Originally Posted by
livedarklions
I'm not sure I get why people are dividing your round trip miles by 2, unless you're climbing a hill one way and descending the other, you're probably doing some of the climbing each way. Obviously, the average grade of a round trip is zero because you end up at the same altitude, but that's a truly useless statistic. Because of the geography where I ride, I do a lot of round trip rides that involve climbing and descending a big hill in both directions of a round trip. Since I'm really only interested in the climbing effort, my solution for this is to treat the descents as 0% grade rather than negative. Descent doesn't negate my climbing efforts.
Here's a handy calculator:
https://www.omnicalculator.com/const...levation-grade
You can change the horizontal difference to miles, km, whatever.

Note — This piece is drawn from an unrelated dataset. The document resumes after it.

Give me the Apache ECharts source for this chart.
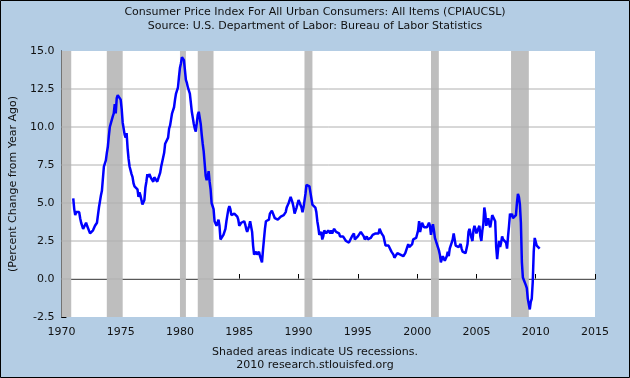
<!DOCTYPE html>
<html>
<head>
<meta charset="utf-8">
<script src="https://cdn.jsdelivr.net/npm/echarts@6/dist/echarts.min.js"></script>
<style>
html,body{margin:0;padding:0;background:#b4cde4;}
#chart{width:630px;height:378px;}
</style>
</head>
<body>
<div id="chart"></div>
<script>
// Monthly CPI percent change from year ago, starting January 1971
const startYear = 1971;
const cpi1971to1980 = [
  5.3,4.6,4.2,4.4,4.5,4.5,4.4,4.0,3.7,3.5,3.3,3.3,
  3.3,3.7,3.5,3.6,3.4,3.0,3.0,3.0,3.2,3.3,3.5,3.4,
  3.7,4.2,4.7,5.1,5.5,5.8,5.8,7.4,7.5,7.8,8.3,8.7,
  9.4,10.0,10.1,10.1,10.7,10.9,11.5,10.9,11.9,12.1,12.2,12.1,
  11.8,11.2,10.3,10.2,9.5,9.3,9.6,8.6,7.9,7.4,7.4,6.9,
  6.7,6.3,6.1,6.0,6.2,5.9,5.4,5.7,5.5,5.5,4.9,4.9,
  5.2,6.0,6.4,6.9,6.7,6.9,6.8,6.6,6.6,6.4,6.7,6.7,
  6.8,6.4,6.6,6.5,7.0,7.4,7.7,7.8,8.3,8.9,8.9,9.0,
  9.3,9.9,10.1,10.5,10.9,10.9,11.3,11.8,12.2,12.1,12.6,13.3,
  13.9,14.2,14.6,14.7,14.4,14.4,13.1,12.9,12.6,12.6,12.2,11.6
];
const cpi1981to1990 = [
  11.0,10.6,10.2,9.9,9.7,9.8,10.8,11.0,10.9,10.2,9.5,8.9,
  8.4,7.6,6.8,6.5,6.7,7.1,6.4,5.9,5.0,5.1,4.6,3.8,
  3.7,3.5,3.6,3.9,3.5,2.6,2.5,2.6,2.9,2.9,3.3,3.8,
  4.2,4.6,4.8,4.6,4.2,4.2,4.2,4.3,4.3,4.3,4.1,3.9,
  3.5,3.5,3.7,3.7,3.8,3.8,3.6,3.3,3.1,3.2,3.5,3.8,
  3.9,3.1,2.2,1.6,1.5,1.8,1.6,1.6,1.8,1.5,1.3,1.1,
  1.9,2.6,3.3,3.8,3.9,3.7,3.9,4.3,4.4,4.5,4.5,4.4,
  4.0,3.9,3.9,3.9,3.9,4.0,4.1,4.0,4.2,4.2,4.2,4.4,
  4.7,4.8,5.0,5.1,5.4,5.2,5.0,4.7,4.3,4.5,4.7,4.6,
  5.2,5.3,5.2,4.7,4.4,4.7,4.8,5.6,6.2,6.3,6.3,6.1
];
const cpi1991to2000 = [
  5.7,5.3,4.9,4.9,5.0,4.7,4.4,3.8,3.4,2.9,3.0,3.1,
  2.6,2.8,3.2,3.2,3.0,3.1,3.2,3.1,3.0,3.2,3.0,2.9,
  3.3,3.2,3.1,3.2,3.2,3.0,2.8,2.8,2.7,2.8,2.7,2.7,
  2.5,2.5,2.5,2.4,2.3,2.5,2.8,2.9,3.0,2.6,2.7,2.7,
  2.8,2.9,2.9,3.1,3.2,3.0,2.8,2.6,2.5,2.8,2.6,2.5,
  2.7,2.7,2.8,2.9,2.9,2.8,3.0,2.9,3.0,3.0,3.3,3.3,
  3.0,3.0,2.8,2.5,2.2,2.3,2.2,2.2,2.2,2.1,1.8,1.7,
  1.6,1.4,1.4,1.4,1.7,1.7,1.7,1.6,1.5,1.5,1.5,1.6,
  1.7,1.6,1.7,2.3,2.1,2.0,2.1,2.3,2.6,2.6,2.6,2.7,
  2.7,3.2,3.8,3.1,3.2,3.7,3.7,3.4,3.5,3.4,3.4,3.4
];
const cpi2001to2010 = [
  3.7,3.5,2.9,3.3,3.6,3.2,2.7,2.7,2.6,2.1,1.9,1.6,
  1.1,1.1,1.5,1.6,1.2,1.1,1.5,1.8,1.5,2.0,2.2,2.4,
  2.6,3.0,3.0,2.2,2.1,2.1,2.1,2.2,2.3,2.0,1.8,1.9,
  1.9,1.7,1.7,2.3,3.1,3.3,3.0,2.7,2.5,3.2,3.5,3.3,
  3.0,3.0,3.1,3.5,2.8,2.5,3.2,3.6,4.7,4.3,3.5,3.4,
  4.0,3.6,3.4,3.5,4.2,4.3,4.1,3.8,2.1,1.3,2.0,2.5,
  2.1,2.4,2.8,2.6,2.7,2.7,2.4,2.0,2.8,3.5,4.3,4.1,
  4.3,4.0,4.0,3.9,4.2,5.0,5.6,5.4,4.9,3.7,1.1,0.1,
  0.0,0.2,-0.4,-0.6,-1.3,-1.4,-2.0,-1.5,-1.3,-0.2,1.8,2.7,
  2.6,2.2,2.3,2.2,2.0
];
// Recession periods (decimal years: start, end)
const recessionStarts = [1970.0, 1973.83, 1980.0, 1981.5, 1990.5, 2001.17, 2007.92];
const recessionEnds   = [1970.83, 1975.17, 1980.5, 1982.83, 1991.17, 2001.83, 2009.42];
const yearTicks = [1970, 1975, 1980, 1985, 1990, 1995, 2000, 2005, 2010, 2015];
const valueTicks = [-2.5, 0.0, 2.5, 5.0, 7.5, 10.0, 12.5, 15.0];

const titleLines = ['Consumer Price Index For All Urban Consumers: All Items (CPIAUCSL)',
                    'Source: U.S. Department of Labor: Bureau of Labor Statistics'];
const footLines = ['Shaded areas indicate US recessions.', '2010 research.stlouisfed.org'];
const yName = '(Percent Change from Year Ago)';

const allValues = [].concat(cpi1971to1980, cpi1981to1990, cpi1991to2000, cpi2001to2010);
const seriesData = allValues.map((v, i) => [startYear + i / 12, v]);
const areas = recessionStarts.map((s, i) => [{xAxis: s}, {xAxis: recessionEnds[i]}]);
const xMin = yearTicks[0], xMax = yearTicks[yearTicks.length - 1];

// Horizontal grid lines at the interior value ticks, drawn as plain line series
const gridSeries = valueTicks.slice(1, -1).map(v => ({
  type: 'line', data: [[xMin, v], [xMax, v]], showSymbol: false, symbol: 'none',
  silent: true, z: 2, lineStyle: {color: '#b0b0b0', width: 1, type: 'solid'},
  emphasis: {disabled: true}, tooltip: {show: false}
}));

const FONT = 'DejaVu Sans';
const chart = echarts.init(document.getElementById('chart'), null, {renderer: 'canvas'});
chart.setOption({
  backgroundColor: '#b4cde4',
  animation: false,
  grid: {left: 59, top: 51, width: 536, height: 266, show: true, backgroundColor: '#ffffff', borderWidth: 0},
  xAxis: {
    type: 'value', min: xMin, max: xMax, interval: 5,
    axisLine: {show: true, lineStyle: {color: '#000', width: 1}},
    axisTick: {show: true, inside: true, length: 5, lineStyle: {color: '#000'}},
    axisLabel: {color: '#111', fontSize: 11, fontFamily: FONT, margin: 10, formatter: v => String(Math.round(v))},
    splitLine: {show: false}
  },
  yAxis: {
    type: 'value', min: valueTicks[0], max: valueTicks[valueTicks.length - 1], interval: 2.5,
    name: yName, nameLocation: 'middle', nameGap: 39,
    nameTextStyle: {color: '#111', fontSize: 11, fontFamily: FONT},
    axisLine: {show: true, lineStyle: {color: '#000', width: 1}},
    axisTick: {show: true, inside: true, length: 5, lineStyle: {color: '#000'}},
    axisLabel: {color: '#111', fontSize: 11, fontFamily: FONT, margin: 7, formatter: v => v.toFixed(1)},
    splitLine: {show: false}
  },
  series: gridSeries.concat([
    {
      type: 'line', name: 'CPI', data: seriesData, showSymbol: false, symbol: 'none',
      lineStyle: {color: '#0000ff', width: 2.5}, z: 3,
      markArea: {silent: true, itemStyle: {color: '#bebebe'}, data: areas}
    }
  ]),
  graphic: [
    {type: 'text', left: 'center', top: 5, style: {text: titleLines.join('\n'), font: '11px "' + FONT + '"', fill: '#111', lineHeight: 14, textAlign: 'center'}},
    {type: 'text', left: 'center', top: 346, style: {text: footLines.join('\n'), font: '11px "' + FONT + '"', fill: '#111', lineHeight: 13, textAlign: 'center'}},
    {type: 'rect', shape: {x: 0.5, y: 0.5, width: 629, height: 377}, style: {fill: 'none', stroke: '#000', lineWidth: 1}, silent: true}
  ]
});
</script>
</body>
</html>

BTW, my belief is that the longer the distance, the less useful the average grade is as a statistic. What you're doing is obviously a lot of climbing, but I find how the climb is distributed on a route to be a bigger determinate of how tired I'm going to get than the total amount of climbing. For example, if I have a 15 mile ride with an average 2.5% grade, it's going to be a lot harder if 14 miles of that ride are essentially flat than if it's a consistent 2.5% per mile.
You're doing great! Is that on roads or dirt?
Unless one has a team car at the top of l'Alpe d'Huez, one returns to the same spot on most ride. Net gain is always zero for mere mortals.
She is giving us a very hard set of numbers. 4100 feet in 13 miles is difficult. This is a simple way to look at caloric expenditures, only an attorney would need a calculator. Unless this route is a climb up and then descent, I would like to see those roads. Nonetheless, it does not matter WRT energy used. Why would you make a distinction that has no meaning.
26 miles with 4100 feet of ascent, irrespective of how distributed, will add a distance equivalent to 20-30 miles making this ride feel more like a 50-55 miler in more typical terrain. There are a few places I can think of where a Century could potentially have 16,000 of ascent, but not many.